According to this video: https://www.youtube.com/watch?v=5mf4NmmLWnE when the the battery to the motor is on, and the armature is spinning we have both rules (right and left hand) acting simultaneously.

The right hand rule "generates a current" (actually a voltage) in the opposite direction of the applied voltage by the battery, but it is weaker then the battery and the resultant voltage is positive (thus keeping the current going forward and not reverse). This is called back emf.

Here is another great explanation about back emf: https://www.youtube.com/watch?v=5XcWJa9JBuY

If the motor uses a permanent magnet, then if we cut the applied voltage, the motor will continue to spin due to inertia and only the back emf will remain, thus the back (negative) voltage will generate a current in the opposite direction and our circuit needs a protection.
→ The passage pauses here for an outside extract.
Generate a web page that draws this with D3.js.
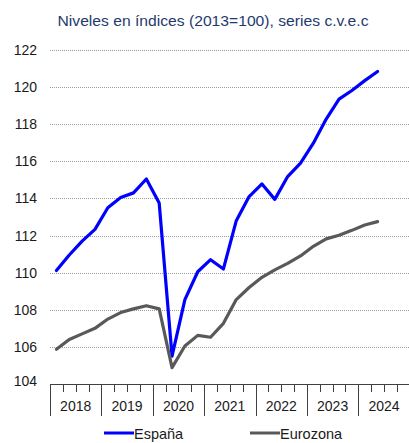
<!DOCTYPE html>
<html>
<head>
<meta charset="utf-8">
<script src="https://cdn.jsdelivr.net/npm/d3@7"></script>
<style>
  html, body { margin: 0; padding: 0; background: #fff; }
  svg { display: block; font-family: "Liberation Sans", Arial, sans-serif; }
</style>
</head>
<body>
<svg id="chart" width="409" height="443"></svg>
<script>
// Quarterly index levels (2013 = 100), seasonally and calendar adjusted
const years = ["2018", "2019", "2020", "2021", "2022", "2023", "2024"];
const quartersPerYear = 4;
const espana = [
  110.12, 110.95, 111.7, 112.33,
  113.5, 114.05, 114.3, 115.05,
  113.75, 105.5, 108.55, 110.05,
  110.7, 110.2, 112.8, 114.1,
  114.78, 113.95, 115.18, 115.9,
  116.98, 118.28, 119.35, 119.82,
  120.35, 120.84
];
const eurozona = [
  105.87, 106.4, 106.7, 107.0,
  107.5, 107.85, 108.05, 108.22,
  108.05, 104.88, 106.05, 106.62,
  106.52, 107.27, 108.55, 109.2,
  109.75, 110.15, 110.5, 110.9,
  111.42, 111.82, 112.02, 112.28,
  112.57, 112.75
];
const yTicks = [104, 106, 108, 110, 112, 114, 116, 118, 120, 122];
const seriesNames = ["España", "Eurozona"];
const seriesColors = ["#0000ff", "#595959"];

const svg = d3.select("#chart");
const plotLeft = 50, plotRight = 409.7, plotTop = 50, plotBottom = 384;
const nQ = years.length * quartersPerYear;

const x = d3.scaleLinear().domain([0, nQ]).range([plotLeft, plotRight]);
const y = d3.scaleLinear().domain([104, 122]).range([plotBottom, plotTop]);

// Title
svg.append("text")
  .attr("x", 213).attr("y", 25.5)
  .attr("text-anchor", "middle")
  .attr("font-size", 15.5)
  .attr("fill", "#1f3a6e")
  .attr("textLength", 311)
  .attr("lengthAdjust", "spacingAndGlyphs")
  .text("Niveles en índices (2013=100), series c.v.e.c");

// Horizontal dotted gridlines
svg.append("g").selectAll("line")
  .data(yTicks.filter(d => d > 104))
  .join("line")
  .attr("x1", plotLeft).attr("x2", 409)
  .attr("y1", d => Math.round(y(d)) + 0.5).attr("y2", d => Math.round(y(d)) + 0.5)
  .attr("stroke", "#9a9a9a")
  .attr("stroke-width", 1)
  .attr("stroke-dasharray", "1,1");

// Y axis labels
const yAxis = d3.axisLeft(y).tickValues(yTicks).tickSize(0).tickPadding(0);
const gy = svg.append("g").attr("transform", "translate(37,0)").call(yAxis);
gy.select(".domain").remove();
gy.selectAll("text")
  .attr("font-size", 14)
  .attr("fill", "#1a1a1a")
  .attr("font-family", "Liberation Sans, Arial, sans-serif");
gy.selectAll(".tick").filter(d => d === 104).select("text").attr("dy", "0.1em");

// X axis: baseline, quarterly minor ticks, yearly separators
const xg = svg.append("g");
xg.append("line")
  .attr("x1", plotLeft).attr("x2", 409)
  .attr("y1", plotBottom + 0.5).attr("y2", plotBottom + 0.5)
  .attr("stroke", "#404040").attr("stroke-width", 1);
const qTicks = d3.range(0, nQ + 1);
xg.selectAll("line.q")
  .data(qTicks)
  .join("line")
  .attr("class", "q")
  .attr("x1", d => Math.round(x(d)) + 0.5).attr("x2", d => Math.round(x(d)) + 0.5)
  .attr("y1", plotBottom)
  .attr("y2", d => d % quartersPerYear === 0 ? plotBottom + 32 : plotBottom + 8)
  .attr("stroke", "#404040").attr("stroke-width", 1);
xg.selectAll("text")
  .data(years)
  .join("text")
  .attr("x", (d, i) => x(i * quartersPerYear + quartersPerYear / 2))
  .attr("y", plotBottom + 27)
  .attr("text-anchor", "middle")
  .attr("font-size", 14)
  .attr("fill", "#1a1a1a")
  .text(d => d);

// Lines
const line = d3.line()
  .x((d, i) => x(i + 0.5))
  .y(d => y(d));
[espana, eurozona].forEach((s, k) => {
  svg.append("path")
    .datum(s)
    .attr("d", line)
    .attr("fill", "none")
    .attr("stroke", seriesColors[k])
    .attr("stroke-width", 3.2)
    .attr("stroke-linejoin", "round")
    .attr("stroke-linecap", "round");
});

// Legend
const legendX = [104, 250];
const lg = svg.append("g");
seriesNames.forEach((name, k) => {
  lg.append("line")
    .attr("x1", legendX[k]).attr("x2", legendX[k] + 30)
    .attr("y1", 433).attr("y2", 433)
    .attr("stroke", seriesColors[k]).attr("stroke-width", 3);
  lg.append("text")
    .attr("x", legendX[k] + 30).attr("y", 438.5)
    .attr("font-size", 14.5)
    .attr("fill", "#1a1a1a")
    .text(name);
});
</script>
</body>
</html>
But if we are using a DC motor that uses electromagnet instead of permanent magnet (as the motor used by Adafruit in the question), then the motor basically have an inductor inside it. This inductor (the electromagnet) can be connect in parallel (shunt motor) or in series as explained here: https://youtu.be/LAtPHANEfQo?t=158

As the inductor tends to keep the same current flow, when you turn off the applied voltage this inductor will try to keep the current in the same direction acting as a generator. And this inductor is usually stronger then the back emf, thus not causing a reverse current.

So in the schematic presented by Adafruit, the diode only protects against the inductance inside the DC motor. It doesn't protect (and it doesn't really need to protect) the circuit against reverse current unless some mean person spins the motor while it is off.